Saturday, February 17, 2007

Technical Topic -- Prologues

Seems to me there are three ways to feed necessary backstory into the beginning of a ms.

-- You can feed it in, line by tedious line, across the first several chapters. Skilled writers do this without endangering the pacing and focus ... but it's seldom an improvement to said pacing and focus.

-- You can heap your backstory together in a paragraph or two and 'tell' it, assigning it to a character or placing it in narrative. Good writers do this without imperilling the pace and focus, but, as above, it's never a positive poke to prod the story along its way.

-- Or you can write a vignette. You can present the backstory as 'story' -- a miniscene of elsewhere and elsewhen. Good writers slip these backstory vignettes in skillfully, even use them for story purposes. But the miniscene remains inescapably a diversion from the storyline.

A prologue has the advantages of a backstory vignette -- it can be active and engaging 'story'. A prologue has none of the disadvantages of inter-laced backstory. The prologue doesn't distract from focus or impede pace.

Where prologue is intriguing in its own right, where it slingshots the reader into the ongoing action of Chapter One, and where it offers a true sample of the story flavor, I say, 'Go with it.'

Now, why does this scene or vignette become a prologue instead of, say, Chapter One?

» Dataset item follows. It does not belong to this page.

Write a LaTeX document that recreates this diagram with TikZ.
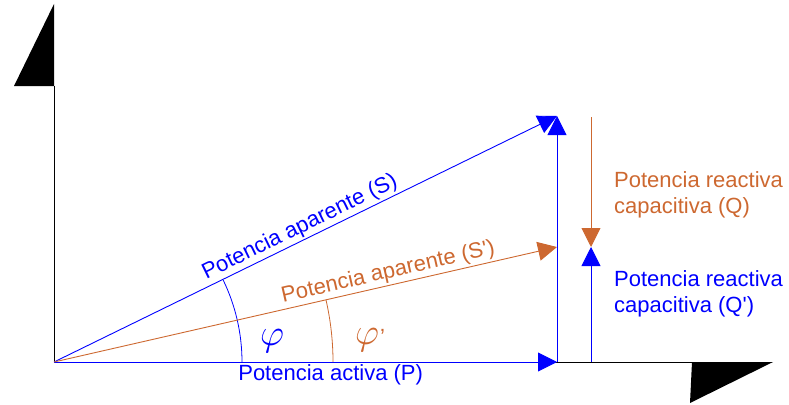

Because Chapter One is the start of the story.

Generally -- not always but generally -- Chapter One is the first essential action of the story line. It is the inciting incident. The big change. The pebble that starts the avalanche. The turning point from which there is no retreat or emendation. The first hundred notes of Beethoven's Fifth.

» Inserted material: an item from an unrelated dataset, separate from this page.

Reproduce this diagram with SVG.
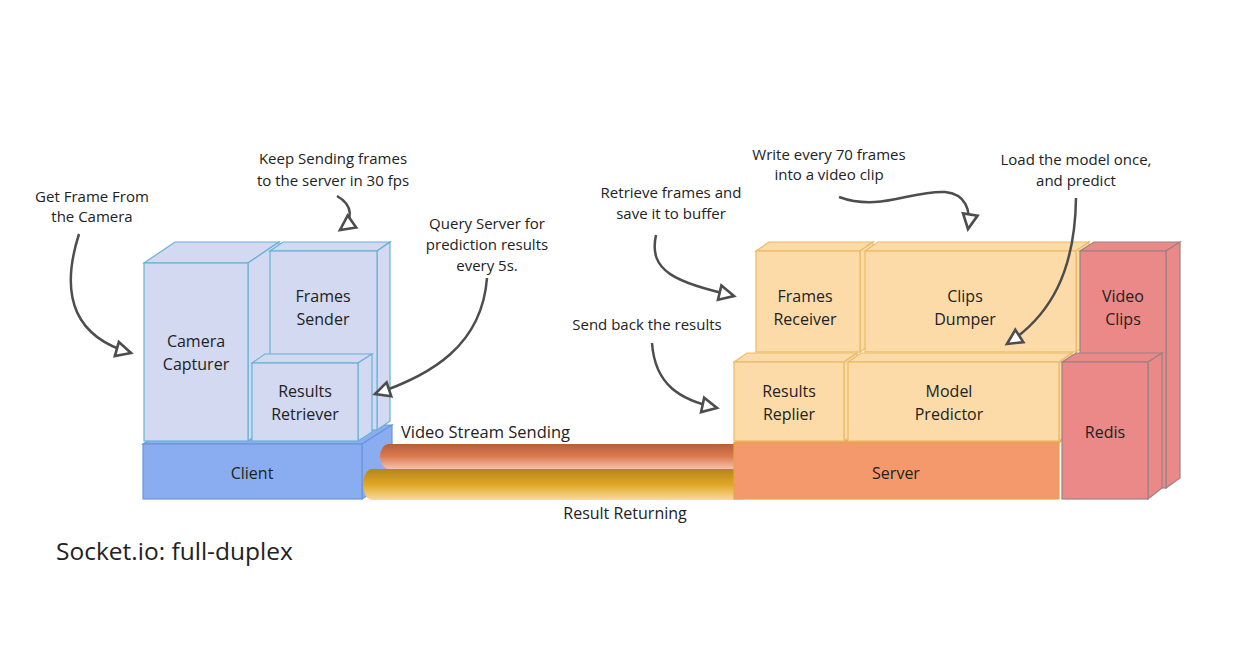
<svg xmlns="http://www.w3.org/2000/svg" width="1250" height="663" viewBox="0 0 1250 663">
<defs>
<style>
text{font-family:"Open Sans","Noto Sans","Liberation Sans",sans-serif;fill:#222}
.lbl{font-size:16px;text-anchor:middle}
.ann{font-size:15px;text-anchor:middle}
.blue{fill:#D2D9F0;stroke:#66B2D6;stroke-width:1.2}
.client{fill:#8AADF1;stroke:#6D93DA;stroke-width:1.2}
.peach{fill:#FCDBA9;stroke:#E9BB66;stroke-width:1.2}
.server{fill:#F4996B;stroke:#E8A24C;stroke-width:1.2}
.red{fill:#EB8888;stroke:#9A8282;stroke-width:1.2}
.conn{fill:none;stroke:#4D4D4D;stroke-width:2.5;marker-end:url(#ah)}
</style>
<marker id="ah" viewBox="0 0 20 20" refX="17" refY="10" markerWidth="21" markerHeight="21" markerUnits="userSpaceOnUse" orient="auto">
<path d="M3,3 L17,10 L3,17 Z" fill="#fff" stroke="#4D4D4D" stroke-width="2.5" stroke-linejoin="miter"/>
</marker>
<linearGradient id="gOrange" x1="0" y1="0" x2="0" y2="1">
<stop offset="0" stop-color="#B4603A"/>
<stop offset="0.5" stop-color="#DD7A50"/>
<stop offset="1" stop-color="#F6C2AE"/>
</linearGradient>
<linearGradient id="gYellow" x1="0" y1="0" x2="0" y2="1">
<stop offset="0" stop-color="#B5851C"/>
<stop offset="0.5" stop-color="#DFA724"/>
<stop offset="1" stop-color="#F9DA9C"/>
</linearGradient>
</defs>
<rect width="1250" height="663" fill="#fff"/>

<g id="client">
<polygon class="client" points="143,444 173,425 392,425 362,444"/>
<polygon class="client" points="362,444 392,425 392,480 362,499"/>
<rect class="client" x="143" y="444" width="219" height="55"/>
<text class="lbl" x="252" y="479">Client</text>
</g>

<g id="pipes">
<rect x="380" y="444" width="370" height="25" rx="9" ry="12.5" fill="url(#gOrange)"/>
<rect x="363" y="469" width="387" height="31" rx="9" ry="15.5" fill="url(#gYellow)"/>
</g>

<g id="camera-capturer">
<polygon class="blue" points="144,263 175,242 279,242 248,263"/>
<polygon class="blue" points="248,263 279,242 279,420 248,441"/>
<rect class="blue" x="144" y="263" width="104" height="178"/>
<text class="lbl" x="196" y="347">Camera</text>
<text class="lbl" x="196" y="370">Capturer</text>
</g>

<g id="frames-sender">
<polygon class="blue" points="270,251 283,242 390,242 377,251"/>
<polygon class="blue" points="377,251 390,242 390,421 377,430"/>
<rect class="blue" x="270" y="251" width="107" height="179"/>
<text class="lbl" x="323" y="302">Frames</text>
<text class="lbl" x="323" y="325">Sender</text>
</g>

<g id="results-retriever">
<polygon class="blue" points="252,363 265,354 372,354 358,363"/>
<polygon class="blue" points="358,363 372,354 372,432 358,441"/>
<rect class="blue" x="252" y="363" width="106" height="78"/>
<text class="lbl" x="305" y="397">Results</text>
<text class="lbl" x="305" y="420">Retriever</text>
</g>

<g id="server">
<polygon class="server" points="734,443 737,440 1062,440 1059,443"/>
<rect class="server" x="734" y="443" width="325" height="56"/>
<text class="lbl" x="896" y="479">Server</text>
</g>

<g id="frames-receiver">
<polygon class="peach" points="756,251 769,242 873,242 860,251"/>
<polygon class="peach" points="860,251 873,242 873,343 860,352"/>
<rect class="peach" x="756" y="251" width="104" height="101"/>
<text class="lbl" x="805" y="302">Frames</text>
<text class="lbl" x="805" y="325">Receiver</text>
</g>

<g id="clips-dumper">
<polygon class="peach" points="865,251 878,242 1089,242 1076,251"/>
<polygon class="peach" points="1076,251 1089,242 1089,343 1076,352"/>
<rect class="peach" x="865" y="251" width="211" height="101"/>
<text class="lbl" x="965" y="302">Clips</text>
<text class="lbl" x="965" y="325">Dumper</text>
</g>

<g id="results-replier">
<polygon class="peach" points="734,362 747,353 857,353 844,362"/>
<polygon class="peach" points="844,362 857,353 857,432 844,441"/>
<rect class="peach" x="734" y="362" width="110" height="79"/>
<text class="lbl" x="789" y="397">Results</text>
<text class="lbl" x="789" y="420">Replier</text>
</g>

<g id="model-predictor">
<polygon class="peach" points="848,362 861,353 1072,353 1059,362"/>
<polygon class="peach" points="1059,362 1072,353 1072,432 1059,441"/>
<rect class="peach" x="848" y="362" width="211" height="79"/>
<text class="lbl" x="949" y="397">Model</text>
<text class="lbl" x="949" y="420">Predictor</text>
</g>

<g id="video-clips">
<polygon class="red" points="1080,251 1094,242 1180,242 1166,251"/>
<polygon class="red" points="1166,251 1180,242 1180,478 1166,488"/>
<rect class="red" x="1080" y="251" width="86" height="237"/>
<text class="lbl" x="1123" y="302">Video</text>
<text class="lbl" x="1123" y="325">Clips</text>
</g>

<g id="redis">
<polygon class="red" points="1062,362 1076,353 1162,353 1148,362"/>
<polygon class="red" points="1148,362 1162,353 1162,488 1148,499"/>
<rect class="red" x="1062" y="362" width="86" height="137"/>
<text class="lbl" x="1105" y="438">Redis</text>
</g>

<g id="connectors">
<path class="conn" d="M79,234 C58,300 78,338 131,353"/>
<path class="conn" d="M337,196 C353,205 354,220 340,230"/>
<path class="conn" d="M487,278 C482,345 432,375 375,394"/>
<path class="conn" d="M656,235 C648,272 676,282 734,296"/>
<path class="conn" d="M839,197 C880,212 912,190 945,192 C966,194 971,210 968,229"/>
<path class="conn" d="M1076,198 C1075,272 1050,316 1007,344"/>
<path class="conn" d="M652,343 C655,385 680,400 717,408"/>
</g>

<g id="annotations">
<text class="ann" x="92" y="202">Get Frame From</text>
<text class="ann" x="92" y="222">the Camera</text>
<text class="ann" x="333" y="164">Keep Sending frames</text>
<text class="ann" x="333" y="186">to the server in 30 fps</text>
<text class="ann" x="487" y="229">Query Server for</text>
<text class="ann" x="487" y="250">prediction results</text>
<text class="ann" x="487" y="271">every 5s.</text>
<text class="ann" x="671" y="198">Retrieve frames and</text>
<text class="ann" x="671" y="219">save it to buffer</text>
<text class="ann" x="829" y="160">Write every 70 frames</text>
<text class="ann" x="829" y="180">into a video clip</text>
<text class="ann" x="1076" y="165">Load the model once,</text>
<text class="ann" x="1076" y="186">and predict</text>
<text class="ann" x="647" y="330">Send back the results</text>
<text x="401" y="438" style="font-size:16.5px">Video Stream Sending</text>
<text class="lbl" x="625" y="519">Result Returning</text>
<text x="56" y="560" style="font-size:24.5px">Socket.io: full-duplex</text>
</g>
</svg>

Backstory is a whole 'nother animal. It can be interesting and essential to understanding the story .... but it is not IN the storyline. An inability to distinguish between backstory and the storyline has led to many dull first-three-chapters which were later, mercifully excised.

Prologues are not a replacement for Chapter One because they are not part of the story action.

A prologues is a nugget of backstory so powerful and necessary, so inciting and harmonious to the mood of Chapter One, that its inclusion prepares us for the storyline action.

Prologues are antipasti. One does not serve the antipasto on the same plate as the veal piccata, nor as a side dish. One does not sprinkle it over the pasta. To do so is missing the whole antipasto point.


  1. Jo, I agree on every point--but so many readers skip the appetizer. What then?

  2. I'd say this prologue thingum goes genre by genre.

    Probably you folks in fantasy/SciFi,
    with yer sprawling three-planet, four-non-human-species, 6000-years-before-the-story-starts prologues
    are more likely to be skipped than yer average Romance writer.

    Romance readers just know the prologue ties in tight with the story. The baby will turn out to the the heroine. The disinherited 16-year-old son is about to walk on stage in Chapter One.

    And if it's a three pager, which sounds about right for a prologue, that impatient reader can always come back and skim it the first time she hits a 'huh?' moment.

    That'll teach her.

  3. You've got a point. So many fantasy prologues are too long and often irrelevant--or at least, the relevancy is highly obscure.

    I'm thinking romance writers are smarter about prologues, on the whole.

  4. I was thinking, in s.f., of Asimov's Foundation series and excerpts from the -- what was it called? the Galatcic Encyclopedia -- that prefaced them.

    Since I'd read earlier books, I'd just skip over the info included in the Prologue.

    Romances are fond of both Prologues and Epilogues ... but they seem to keep them firmly under control.